Problem description
Transcribe the data in full and exactly, omitting any pictures.

╭─ Given data

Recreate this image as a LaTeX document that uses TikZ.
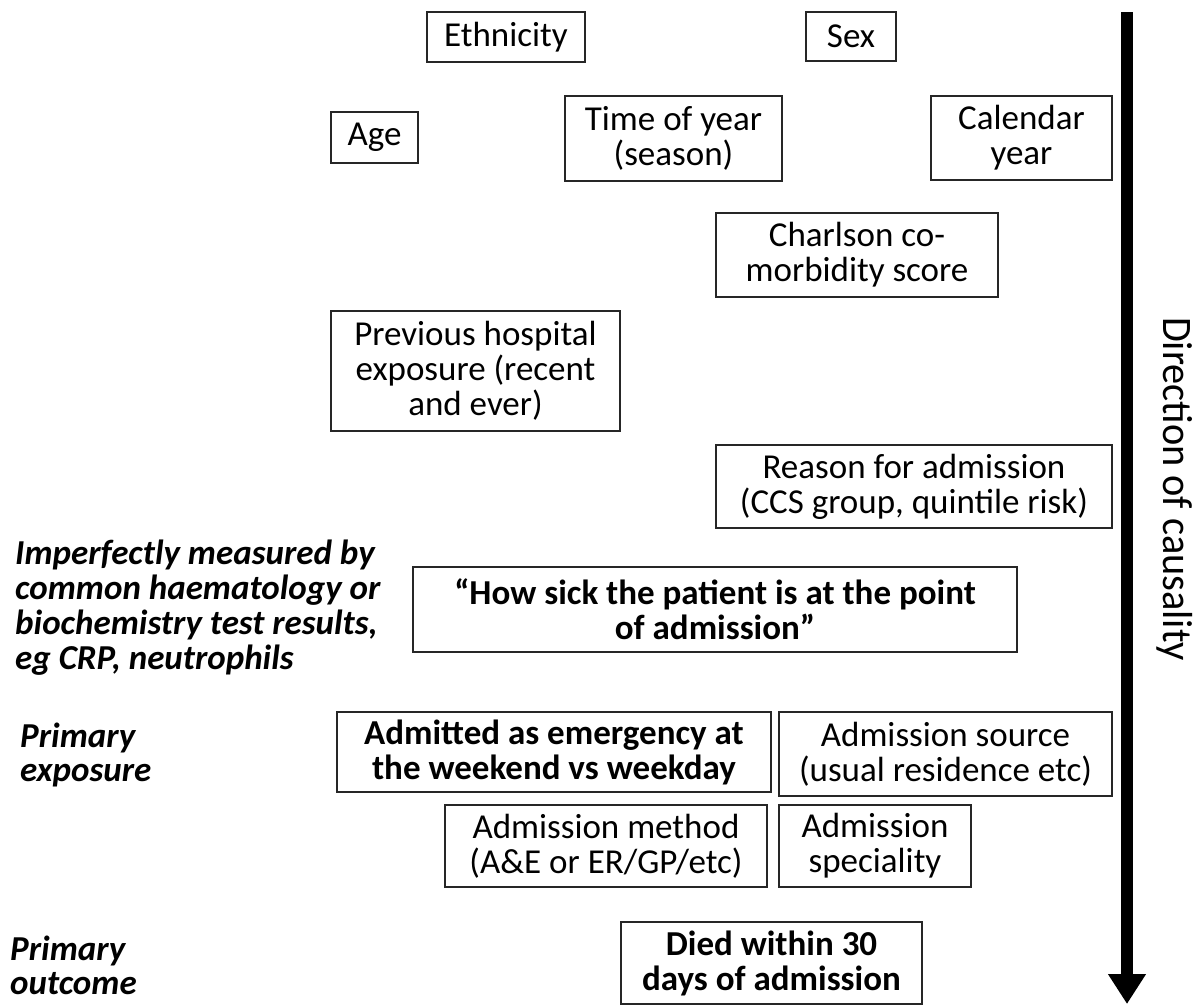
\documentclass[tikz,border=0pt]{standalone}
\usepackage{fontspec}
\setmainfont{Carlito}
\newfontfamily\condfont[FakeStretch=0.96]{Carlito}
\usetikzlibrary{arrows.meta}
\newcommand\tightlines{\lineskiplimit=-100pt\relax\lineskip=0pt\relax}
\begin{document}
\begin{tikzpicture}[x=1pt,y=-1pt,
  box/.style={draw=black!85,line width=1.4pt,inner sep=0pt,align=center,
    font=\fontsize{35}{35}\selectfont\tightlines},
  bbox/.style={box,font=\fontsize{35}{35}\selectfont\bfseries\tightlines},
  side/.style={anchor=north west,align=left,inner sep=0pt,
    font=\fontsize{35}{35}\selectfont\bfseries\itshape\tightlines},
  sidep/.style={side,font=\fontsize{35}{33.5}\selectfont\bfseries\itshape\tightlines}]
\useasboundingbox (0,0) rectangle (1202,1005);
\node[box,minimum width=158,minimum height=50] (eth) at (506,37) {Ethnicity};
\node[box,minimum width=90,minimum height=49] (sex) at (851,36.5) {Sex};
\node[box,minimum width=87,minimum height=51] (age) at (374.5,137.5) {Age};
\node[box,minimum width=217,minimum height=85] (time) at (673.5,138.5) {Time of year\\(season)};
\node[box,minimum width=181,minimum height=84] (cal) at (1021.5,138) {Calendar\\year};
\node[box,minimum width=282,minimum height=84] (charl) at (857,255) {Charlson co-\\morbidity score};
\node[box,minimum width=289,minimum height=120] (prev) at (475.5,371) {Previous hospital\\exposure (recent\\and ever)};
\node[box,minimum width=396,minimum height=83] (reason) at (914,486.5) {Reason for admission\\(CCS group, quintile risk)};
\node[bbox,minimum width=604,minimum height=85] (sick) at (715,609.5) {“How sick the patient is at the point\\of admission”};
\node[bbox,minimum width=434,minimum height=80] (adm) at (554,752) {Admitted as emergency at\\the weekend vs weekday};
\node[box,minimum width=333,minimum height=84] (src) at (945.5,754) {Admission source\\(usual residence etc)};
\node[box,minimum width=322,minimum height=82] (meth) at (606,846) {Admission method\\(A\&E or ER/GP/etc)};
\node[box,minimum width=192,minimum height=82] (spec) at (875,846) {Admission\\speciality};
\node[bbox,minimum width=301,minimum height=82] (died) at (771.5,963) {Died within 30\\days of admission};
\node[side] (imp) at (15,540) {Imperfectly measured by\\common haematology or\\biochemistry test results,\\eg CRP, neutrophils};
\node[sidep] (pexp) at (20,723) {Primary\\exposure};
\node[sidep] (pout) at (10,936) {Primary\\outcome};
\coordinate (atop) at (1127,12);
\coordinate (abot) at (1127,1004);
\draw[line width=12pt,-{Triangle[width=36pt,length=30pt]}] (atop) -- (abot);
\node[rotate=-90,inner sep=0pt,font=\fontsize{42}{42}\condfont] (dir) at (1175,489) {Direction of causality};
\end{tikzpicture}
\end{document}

╰─

Response to this exercise
Recreate this image as a LaTeX document that uses TikZ.
\documentclass[tikz,border=0pt]{standalone}
\usepackage{fontspec}
\setmainfont{Carlito}
\newfontfamily\condfont[FakeStretch=0.96]{Carlito}
\usetikzlibrary{arrows.meta}
\newcommand\tightlines{\lineskiplimit=-100pt\relax\lineskip=0pt\relax}
\begin{document}
\begin{tikzpicture}[x=1pt,y=-1pt,
  box/.style={draw=black!85,line width=1.4pt,inner sep=0pt,align=center,
    font=\fontsize{35}{35}\selectfont\tightlines},
  bbox/.style={box,font=\fontsize{35}{35}\selectfont\bfseries\tightlines},
  side/.style={anchor=north west,align=left,inner sep=0pt,
    font=\fontsize{35}{35}\selectfont\bfseries\itshape\tightlines},
  sidep/.style={side,font=\fontsize{35}{33.5}\selectfont\bfseries\itshape\tightlines}]
\useasboundingbox (0,0) rectangle (1202,1005);
\node[box,minimum width=158,minimum height=50] (eth) at (506,37) {Ethnicity};
\node[box,minimum width=90,minimum height=49] (sex) at (851,36.5) {Sex};
\node[box,minimum width=87,minimum height=51] (age) at (374.5,137.5) {Age};
\node[box,minimum width=217,minimum height=85] (time) at (673.5,138.5) {Time of year\\(season)};
\node[box,minimum width=181,minimum height=84] (cal) at (1021.5,138) {Calendar\\year};
\node[box,minimum width=282,minimum height=84] (charl) at (857,255) {Charlson co-\\morbidity score};
\node[box,minimum width=289,minimum height=120] (prev) at (475.5,371) {Previous hospital\\exposure (recent\\and ever)};
\node[box,minimum width=396,minimum height=83] (reason) at (914,486.5) {Reason for admission\\(CCS group, quintile risk)};
\node[bbox,minimum width=604,minimum height=85] (sick) at (715,609.5) {“How sick the patient is at the point\\of admission”};
\node[bbox,minimum width=434,minimum height=80] (adm) at (554,752) {Admitted as emergency at\\the weekend vs weekday};
\node[box,minimum width=333,minimum height=84] (src) at (945.5,754) {Admission source\\(usual residence etc)};
\node[box,minimum width=322,minimum height=82] (meth) at (606,846) {Admission method\\(A\&E or ER/GP/etc)};
\node[box,minimum width=192,minimum height=82] (spec) at (875,846) {Admission\\speciality};
\node[bbox,minimum width=301,minimum height=82] (died) at (771.5,963) {Died within 30\\days of admission};
\node[side] (imp) at (15,540) {Imperfectly measured by\\common haematology or\\biochemistry test results,\\eg CRP, neutrophils};
\node[sidep] (pexp) at (20,723) {Primary\\exposure};
\node[sidep] (pout) at (10,936) {Primary\\outcome};
\coordinate (atop) at (1127,12);
\coordinate (abot) at (1127,1004);
\draw[line width=12pt,-{Triangle[width=36pt,length=30pt]}] (atop) -- (abot);
\node[rotate=-90,inner sep=0pt,font=\fontsize{42}{42}\condfont] (dir) at (1175,489) {Direction of causality};
\end{tikzpicture}
\end{document}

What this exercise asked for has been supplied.